Task description
Extract each line bearing the word "chart".

Recorded data
·····

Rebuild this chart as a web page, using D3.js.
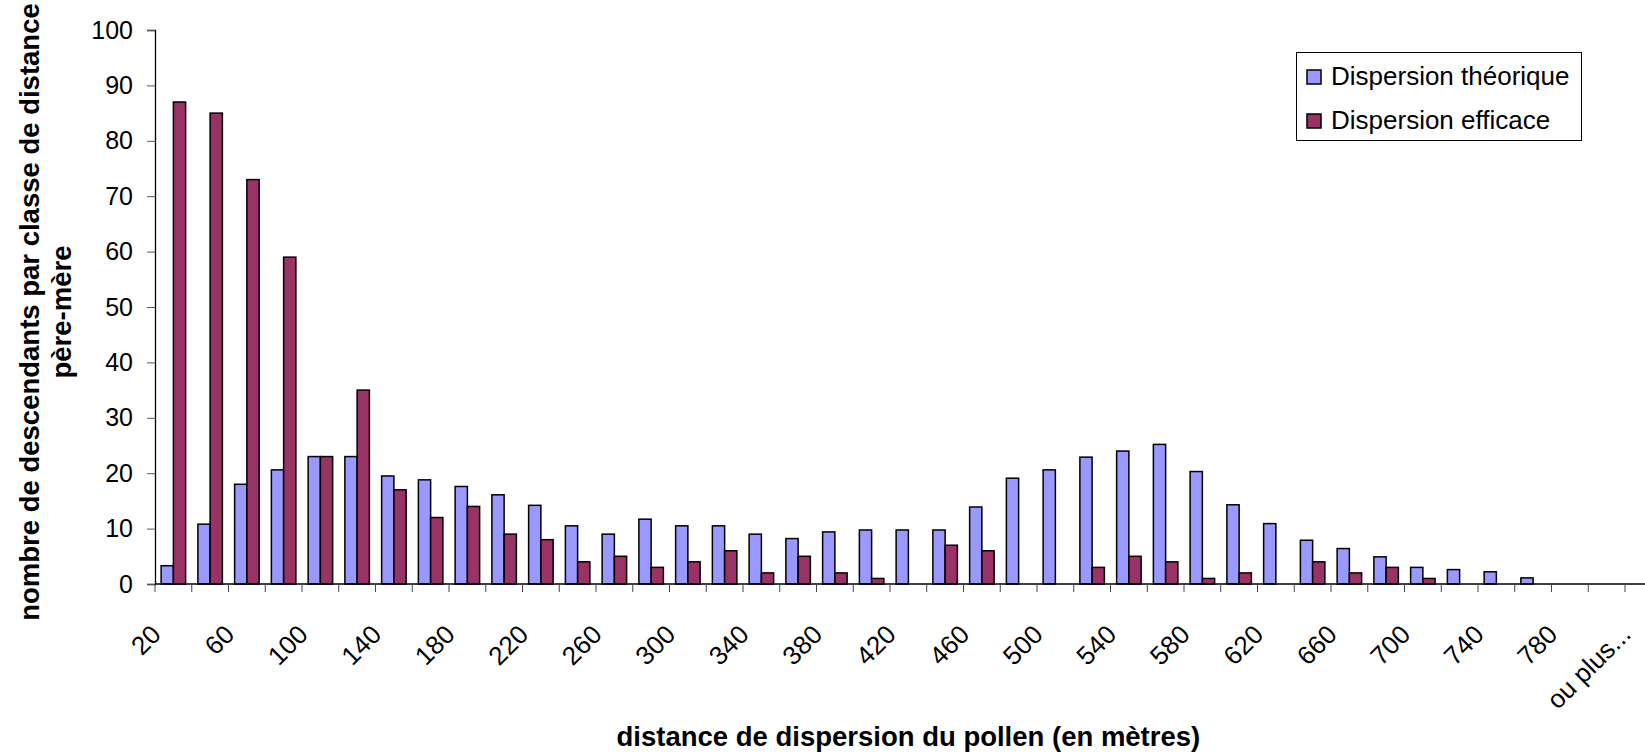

·····

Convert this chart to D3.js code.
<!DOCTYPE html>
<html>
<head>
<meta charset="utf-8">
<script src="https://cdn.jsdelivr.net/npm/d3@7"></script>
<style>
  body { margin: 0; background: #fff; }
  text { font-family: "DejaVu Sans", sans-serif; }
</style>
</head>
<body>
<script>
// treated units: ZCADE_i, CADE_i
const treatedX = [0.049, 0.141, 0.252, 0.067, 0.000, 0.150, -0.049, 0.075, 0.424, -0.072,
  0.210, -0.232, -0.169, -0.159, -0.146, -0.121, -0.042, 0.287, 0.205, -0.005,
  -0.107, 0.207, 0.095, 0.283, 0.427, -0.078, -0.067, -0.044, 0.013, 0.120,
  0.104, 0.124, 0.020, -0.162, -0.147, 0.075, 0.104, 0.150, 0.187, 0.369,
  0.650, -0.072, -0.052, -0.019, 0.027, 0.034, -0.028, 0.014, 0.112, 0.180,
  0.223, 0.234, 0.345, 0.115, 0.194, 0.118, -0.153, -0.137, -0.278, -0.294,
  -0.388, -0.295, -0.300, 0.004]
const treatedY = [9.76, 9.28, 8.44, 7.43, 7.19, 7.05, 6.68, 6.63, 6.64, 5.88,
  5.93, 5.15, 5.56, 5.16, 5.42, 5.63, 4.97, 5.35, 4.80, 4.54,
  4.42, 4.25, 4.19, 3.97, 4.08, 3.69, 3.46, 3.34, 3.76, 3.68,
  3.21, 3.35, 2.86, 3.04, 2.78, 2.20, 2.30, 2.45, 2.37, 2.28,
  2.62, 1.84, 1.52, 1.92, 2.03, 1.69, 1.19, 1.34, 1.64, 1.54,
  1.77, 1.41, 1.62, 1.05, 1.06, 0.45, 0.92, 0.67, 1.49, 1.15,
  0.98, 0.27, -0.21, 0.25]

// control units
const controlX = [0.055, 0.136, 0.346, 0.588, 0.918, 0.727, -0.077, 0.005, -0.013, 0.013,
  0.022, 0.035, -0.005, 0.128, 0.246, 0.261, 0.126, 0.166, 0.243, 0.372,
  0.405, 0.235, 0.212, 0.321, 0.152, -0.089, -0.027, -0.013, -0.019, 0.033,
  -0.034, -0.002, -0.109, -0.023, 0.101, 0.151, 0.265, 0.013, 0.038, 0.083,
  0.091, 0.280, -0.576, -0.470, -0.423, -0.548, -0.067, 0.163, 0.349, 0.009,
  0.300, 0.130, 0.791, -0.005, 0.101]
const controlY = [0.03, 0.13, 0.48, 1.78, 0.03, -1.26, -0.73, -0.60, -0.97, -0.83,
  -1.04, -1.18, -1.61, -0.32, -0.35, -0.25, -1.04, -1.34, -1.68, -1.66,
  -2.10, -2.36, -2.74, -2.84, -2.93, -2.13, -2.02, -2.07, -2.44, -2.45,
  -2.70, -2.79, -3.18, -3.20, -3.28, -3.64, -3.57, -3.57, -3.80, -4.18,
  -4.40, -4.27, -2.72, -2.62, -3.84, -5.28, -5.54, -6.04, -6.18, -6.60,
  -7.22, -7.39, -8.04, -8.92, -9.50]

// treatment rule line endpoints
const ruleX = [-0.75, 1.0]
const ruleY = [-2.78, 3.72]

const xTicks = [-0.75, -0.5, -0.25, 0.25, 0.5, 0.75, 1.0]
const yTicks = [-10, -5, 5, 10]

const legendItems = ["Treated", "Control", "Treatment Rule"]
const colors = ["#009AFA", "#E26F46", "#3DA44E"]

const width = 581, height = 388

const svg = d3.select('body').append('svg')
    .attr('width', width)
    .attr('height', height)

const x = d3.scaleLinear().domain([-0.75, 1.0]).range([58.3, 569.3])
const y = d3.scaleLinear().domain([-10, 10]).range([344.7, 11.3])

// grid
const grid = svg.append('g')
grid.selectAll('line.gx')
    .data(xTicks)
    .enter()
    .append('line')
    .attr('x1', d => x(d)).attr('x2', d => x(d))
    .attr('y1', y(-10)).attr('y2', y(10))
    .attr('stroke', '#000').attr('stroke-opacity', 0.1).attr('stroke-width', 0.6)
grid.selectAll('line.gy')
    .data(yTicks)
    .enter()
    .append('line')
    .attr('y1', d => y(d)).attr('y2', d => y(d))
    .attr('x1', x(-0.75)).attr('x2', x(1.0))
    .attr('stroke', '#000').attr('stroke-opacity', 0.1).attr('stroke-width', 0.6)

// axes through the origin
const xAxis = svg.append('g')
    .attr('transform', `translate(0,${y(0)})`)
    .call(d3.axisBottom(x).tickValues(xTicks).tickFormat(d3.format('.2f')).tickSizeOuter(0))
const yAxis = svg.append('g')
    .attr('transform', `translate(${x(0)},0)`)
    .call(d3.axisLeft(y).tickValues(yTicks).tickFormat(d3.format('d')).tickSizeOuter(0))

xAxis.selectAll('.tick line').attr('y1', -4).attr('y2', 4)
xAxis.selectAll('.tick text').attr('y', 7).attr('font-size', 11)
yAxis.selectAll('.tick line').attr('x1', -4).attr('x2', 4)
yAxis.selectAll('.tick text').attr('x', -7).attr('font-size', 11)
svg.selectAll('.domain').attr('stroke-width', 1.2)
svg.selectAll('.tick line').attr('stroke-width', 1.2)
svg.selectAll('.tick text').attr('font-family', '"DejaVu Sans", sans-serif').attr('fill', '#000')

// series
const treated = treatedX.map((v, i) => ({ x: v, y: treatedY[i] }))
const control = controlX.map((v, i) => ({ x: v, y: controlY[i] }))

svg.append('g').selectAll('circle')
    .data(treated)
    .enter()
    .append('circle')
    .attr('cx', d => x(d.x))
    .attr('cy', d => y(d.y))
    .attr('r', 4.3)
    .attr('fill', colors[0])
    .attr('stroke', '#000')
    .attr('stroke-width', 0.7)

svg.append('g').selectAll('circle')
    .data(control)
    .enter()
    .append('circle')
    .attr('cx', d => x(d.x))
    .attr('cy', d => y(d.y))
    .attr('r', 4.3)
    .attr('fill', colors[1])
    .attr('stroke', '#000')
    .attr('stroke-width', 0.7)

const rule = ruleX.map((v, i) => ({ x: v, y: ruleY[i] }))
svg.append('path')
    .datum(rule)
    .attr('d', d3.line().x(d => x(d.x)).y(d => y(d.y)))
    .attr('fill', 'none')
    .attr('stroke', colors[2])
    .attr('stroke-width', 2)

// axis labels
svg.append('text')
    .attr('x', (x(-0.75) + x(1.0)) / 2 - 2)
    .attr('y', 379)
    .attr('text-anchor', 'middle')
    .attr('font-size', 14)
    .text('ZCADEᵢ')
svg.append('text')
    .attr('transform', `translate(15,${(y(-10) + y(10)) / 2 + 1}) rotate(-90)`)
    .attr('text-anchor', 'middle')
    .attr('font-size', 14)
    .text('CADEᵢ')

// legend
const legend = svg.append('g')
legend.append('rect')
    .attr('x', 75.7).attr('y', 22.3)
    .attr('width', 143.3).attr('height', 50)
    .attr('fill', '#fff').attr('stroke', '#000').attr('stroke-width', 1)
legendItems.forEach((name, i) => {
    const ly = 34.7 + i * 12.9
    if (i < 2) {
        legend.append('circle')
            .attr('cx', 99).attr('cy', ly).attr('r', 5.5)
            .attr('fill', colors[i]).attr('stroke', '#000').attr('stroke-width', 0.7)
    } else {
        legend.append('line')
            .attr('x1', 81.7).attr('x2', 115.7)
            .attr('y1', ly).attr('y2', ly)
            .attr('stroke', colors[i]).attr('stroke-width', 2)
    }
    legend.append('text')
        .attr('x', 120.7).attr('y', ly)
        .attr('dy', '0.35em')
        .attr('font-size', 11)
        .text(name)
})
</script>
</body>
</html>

·····

Exercise response
Rebuild this chart as a web page, using D3.js.
Convert this chart to D3.js code.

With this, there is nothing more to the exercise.